Identificare una volta per tutte gli interessi economici nazionali di un Paese è un po' illusorio, ma collegarli alla difesa di asset insostituibili e determinanti per lo sviluppo generale non sembra irragionevole. Difendere l'italianità di reti come quelle del gas e dell'elettricità, delle tlc, delle ferrovie e delle autostrade o proteggere l'industria della difesa o anche le principali banche che raccolgono e indirizzano il risparmio non offusca il nostro europeismo e non esclude che, anche in asset così sensibili, i fondi sovrani possano assumere importanti quote di minoranza come hanno fatto i libici in Unicredit.
Il realismo vorrebbe inoltre che, in una fase delicata come l'attuale e nel rispetto delle regole del mercato, il patriottismo economico si preoccupasse di salvaguardare anche l'élite di imprese-simbolo del calibro della Fiat, delle Generali o di Mediobanca. Presidiare le grandi infrastrutture di rete, l'industria della difesa e le maggiori banche è fondamentale, ma non si può nemmeno ignorare che se oggi venissero scalate le imprese che rappresentano il cuore e l'immagine del Paese, l'Italia darebbe l'impressione di essere svendita e di non essere più in grado di mettere in sicurezza i gioielli della corona.
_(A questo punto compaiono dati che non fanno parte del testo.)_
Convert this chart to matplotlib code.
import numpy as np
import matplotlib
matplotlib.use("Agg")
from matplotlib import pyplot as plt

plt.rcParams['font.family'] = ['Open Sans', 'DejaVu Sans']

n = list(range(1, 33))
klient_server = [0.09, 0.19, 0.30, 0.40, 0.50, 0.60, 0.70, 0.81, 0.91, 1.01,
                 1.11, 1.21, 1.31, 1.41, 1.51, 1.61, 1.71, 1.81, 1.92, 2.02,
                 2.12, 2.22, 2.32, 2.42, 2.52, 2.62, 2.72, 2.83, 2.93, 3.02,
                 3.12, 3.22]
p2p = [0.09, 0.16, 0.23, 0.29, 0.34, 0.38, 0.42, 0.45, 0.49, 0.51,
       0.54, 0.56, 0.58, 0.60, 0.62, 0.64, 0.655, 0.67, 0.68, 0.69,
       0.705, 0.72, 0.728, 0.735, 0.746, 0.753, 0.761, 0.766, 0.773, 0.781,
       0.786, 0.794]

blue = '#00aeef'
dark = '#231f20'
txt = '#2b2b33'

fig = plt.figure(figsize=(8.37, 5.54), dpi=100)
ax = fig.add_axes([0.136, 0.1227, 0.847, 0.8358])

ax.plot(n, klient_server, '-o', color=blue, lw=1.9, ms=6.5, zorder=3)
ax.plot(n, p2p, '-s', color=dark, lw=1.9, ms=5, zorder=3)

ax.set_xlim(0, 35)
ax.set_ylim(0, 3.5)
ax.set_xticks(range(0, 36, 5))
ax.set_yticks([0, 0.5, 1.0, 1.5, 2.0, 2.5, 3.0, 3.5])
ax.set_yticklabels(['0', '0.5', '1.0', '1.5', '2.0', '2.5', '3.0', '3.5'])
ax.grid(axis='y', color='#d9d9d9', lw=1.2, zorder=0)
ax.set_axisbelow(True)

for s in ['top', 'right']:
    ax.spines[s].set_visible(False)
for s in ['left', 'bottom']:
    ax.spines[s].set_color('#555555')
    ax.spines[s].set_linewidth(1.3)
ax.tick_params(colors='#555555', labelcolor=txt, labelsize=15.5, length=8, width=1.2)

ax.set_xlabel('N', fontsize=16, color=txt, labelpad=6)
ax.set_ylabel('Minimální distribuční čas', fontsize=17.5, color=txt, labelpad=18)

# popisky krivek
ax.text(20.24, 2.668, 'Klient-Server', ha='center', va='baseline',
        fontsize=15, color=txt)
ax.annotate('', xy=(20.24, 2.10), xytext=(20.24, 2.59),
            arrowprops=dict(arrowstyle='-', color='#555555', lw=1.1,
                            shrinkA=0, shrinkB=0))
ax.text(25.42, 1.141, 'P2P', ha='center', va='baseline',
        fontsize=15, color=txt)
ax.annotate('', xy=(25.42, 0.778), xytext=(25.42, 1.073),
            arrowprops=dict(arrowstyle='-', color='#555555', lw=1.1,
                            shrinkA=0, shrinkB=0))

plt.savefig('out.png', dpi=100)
Ma c'è un punto cruciale su cui si addensano troppi equivoci: l'apertura dei mercati e la contendibilità delle imprese non sono diventate un lusso, ma sono elementi decisivi per la vitalità della nostra economia, che è dunque interesse nazionale difendere. Il rapporto con i fondi sovrani degli Stati emergenti va perciò collocato in questo quadro ma risolto a livello europeo e al di fuori da tentazioni autarchiche.
Per un Paese e un Continente che hanno bisogno come il pane di rafforzarsi sul piano patrimoniale sarebbe davvero bizzarro chiudere le porte ai capitali stranieri. Però nei confronti dei fondi sovrani Italia ed Europa devono trovare la franchezza che è finora mancata. I codici di trasparenza proposti nei mesi scorsi ai fondi stessi dalla Commissione europea e dal Fondo monetario sono un segnale apprezzabile, ma non vanno al cuore del problema, perché eludono il divieto per i fondi sovrani di assumere partecipazioni rilevanti o di controllo nei settori o nelle imprese che investono la sicurezza e l'interesse nazionale dei diversi Paesi dell'Occidente.
I fondi sovrani non sono i nuovi Cosacchi alla fontana di San Pietro e noi abbiamo bisogno dei loro capitali; ma l'Italia e l'Occidente non sono in liquidazione ed è meglio per tutti se le regole del gioco diventano finalmente più chiare.